1982 gave us a wealth of iconic, influential genre cinema: TRON, BLADE RUNNER, POLTERGEIST, FIRST BLOOD, CONAN THE BARBARIAN, CREEPSHOW and CAT PEOPLE. So, maybe that last one isn’t typically mentioned in the same breath as the others, but it should be. After all, what other film mentioned above involved the work of Paul Schrader, Alan Ormsby, Jerry Bruckheimer, Malcom McDowell, Natassja Kinksi, Giorgio Moroder and David Bowie? On paper, it reads like a film that shouldn’t be and on screen it looks and sounds like something that absolutely is, and is as deserving of a mention in the 1982 cannon as it seems defiantly opposed to such a notion.
Schrader’s film is an in-name-only remake of Jacques Tourneur’s 1942 classic horror noir, this time trading shadows for skin. Where Tourneur’s film focused on the horror of bodily transformation – and the paranoia inherent in such a thing – Schrader’s eroticizes it, keeping the action almost exclusively sexual. The result is something that feels a lot more in tradition with European art-horror from the likes of Jean Rollin or Walerian Borowczyk, with an equal emphasis put on atmosphere as well as sex.
The sex in CAT PEOPLE is decidedly aberrant, yet framed so delicately in fantasy that it is seldom appreciated for being as transgressive as it actually is. Kinski and McDowell’s characters play siblings parented by siblings due to an incestuous werecat heritage which keeps them from mating with those outside of their family, doing so results in a transformation that can only be reversed by human death. And this was all well before True Blood made shape-shifting sex fashionable. But what makes CAT PEOPLE so different from its contemporaries is that the sex has consequences both personal and non, and they are consequences that go beyond those of the slashed co-eds in series like FRIDAY THE 13TH. For all of its talk about perversity – the revelation of Kinski’s virginity is explicitly referred to as sounding “perverse” – Schrader’s film never judges its characters or their lust, it just allows them/it to be. In an extended post-human-coitus section in the later part of the film, Kinski walks around sans clothing, yet Schrader never lets the camera traverse her body or linger, he cuts from shots of her naked body and spends more time on her face, letting the character (as well as the viewer) understand the consequences of her sexual abandon.

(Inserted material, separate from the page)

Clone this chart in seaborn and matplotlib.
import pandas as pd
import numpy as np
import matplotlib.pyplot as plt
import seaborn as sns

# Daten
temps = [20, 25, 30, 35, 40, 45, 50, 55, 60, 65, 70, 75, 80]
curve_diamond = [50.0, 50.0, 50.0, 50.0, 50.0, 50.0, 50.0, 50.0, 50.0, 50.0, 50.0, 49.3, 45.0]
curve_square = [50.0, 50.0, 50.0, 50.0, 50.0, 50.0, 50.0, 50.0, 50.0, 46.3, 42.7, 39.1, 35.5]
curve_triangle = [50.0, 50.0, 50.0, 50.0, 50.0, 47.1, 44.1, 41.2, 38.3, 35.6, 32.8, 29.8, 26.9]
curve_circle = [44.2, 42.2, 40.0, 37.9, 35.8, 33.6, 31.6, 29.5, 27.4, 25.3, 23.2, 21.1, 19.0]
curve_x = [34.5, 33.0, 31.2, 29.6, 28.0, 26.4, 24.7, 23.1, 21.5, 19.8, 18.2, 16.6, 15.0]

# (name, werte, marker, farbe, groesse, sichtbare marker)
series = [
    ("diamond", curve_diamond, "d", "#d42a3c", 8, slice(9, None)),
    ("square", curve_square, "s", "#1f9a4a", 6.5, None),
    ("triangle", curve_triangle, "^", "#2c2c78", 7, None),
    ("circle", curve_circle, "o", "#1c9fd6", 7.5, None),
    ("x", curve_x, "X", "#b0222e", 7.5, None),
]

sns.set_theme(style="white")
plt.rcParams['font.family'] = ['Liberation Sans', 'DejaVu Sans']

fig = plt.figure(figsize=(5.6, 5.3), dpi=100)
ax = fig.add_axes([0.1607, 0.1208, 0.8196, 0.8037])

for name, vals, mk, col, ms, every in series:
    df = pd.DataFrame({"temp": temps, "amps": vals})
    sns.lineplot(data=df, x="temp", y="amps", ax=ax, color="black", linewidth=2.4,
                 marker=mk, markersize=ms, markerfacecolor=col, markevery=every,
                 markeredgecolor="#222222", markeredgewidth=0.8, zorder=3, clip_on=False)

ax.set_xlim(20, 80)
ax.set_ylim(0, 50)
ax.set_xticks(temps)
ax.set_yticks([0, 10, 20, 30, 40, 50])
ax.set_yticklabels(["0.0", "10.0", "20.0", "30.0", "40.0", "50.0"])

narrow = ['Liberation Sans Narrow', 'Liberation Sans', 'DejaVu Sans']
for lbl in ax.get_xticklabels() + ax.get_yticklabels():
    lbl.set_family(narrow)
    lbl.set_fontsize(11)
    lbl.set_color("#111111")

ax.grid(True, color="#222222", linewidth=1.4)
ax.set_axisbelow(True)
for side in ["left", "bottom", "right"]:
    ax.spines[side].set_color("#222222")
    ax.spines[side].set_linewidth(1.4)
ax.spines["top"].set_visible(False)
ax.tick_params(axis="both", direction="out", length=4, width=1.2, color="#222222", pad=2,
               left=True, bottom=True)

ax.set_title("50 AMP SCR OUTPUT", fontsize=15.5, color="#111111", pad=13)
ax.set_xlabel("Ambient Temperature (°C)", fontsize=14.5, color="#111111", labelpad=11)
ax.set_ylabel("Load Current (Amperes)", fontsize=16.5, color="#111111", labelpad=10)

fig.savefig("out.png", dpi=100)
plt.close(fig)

At this point in his career, Schrader was not exactly known as an erotic filmmaker but it seemed natural for this film to follow HARDCORE and AMERICAN GIGOLO. Both films deal with sexuality in a particularly masculinized manner, with HARDCORE chronicling a father’s journey through the porn industry in search of his daughter and AMERICAN GIGOLO being about, well, a gigolo. Though CAT PEOPLE’s narrative does involve men, particularly McDowell’s character, its focus is on Kinski and her character’s sexual awakening, understanding and transgressions. Where Schrader’s prior two films were fairly traditional, Hollywood narratives, CAT PEOPLE is decidedly non-conformist in its structure, appearance and portrayal of female sexuality. Schrader wouldn’t dabble in the erotic too much after this – though AUTO FOCUS would explicitly deal with sex, it was far from erotic – outside of the fiasco that was/is THE CANYONS, but CAT PEOPLE maintains as important an erotic work of the 1980s as 9 ½ WEEKS or CRUISING and, as a result, is one of the more important genre films of the decade too. It’s time to start mentioning it with the best of them.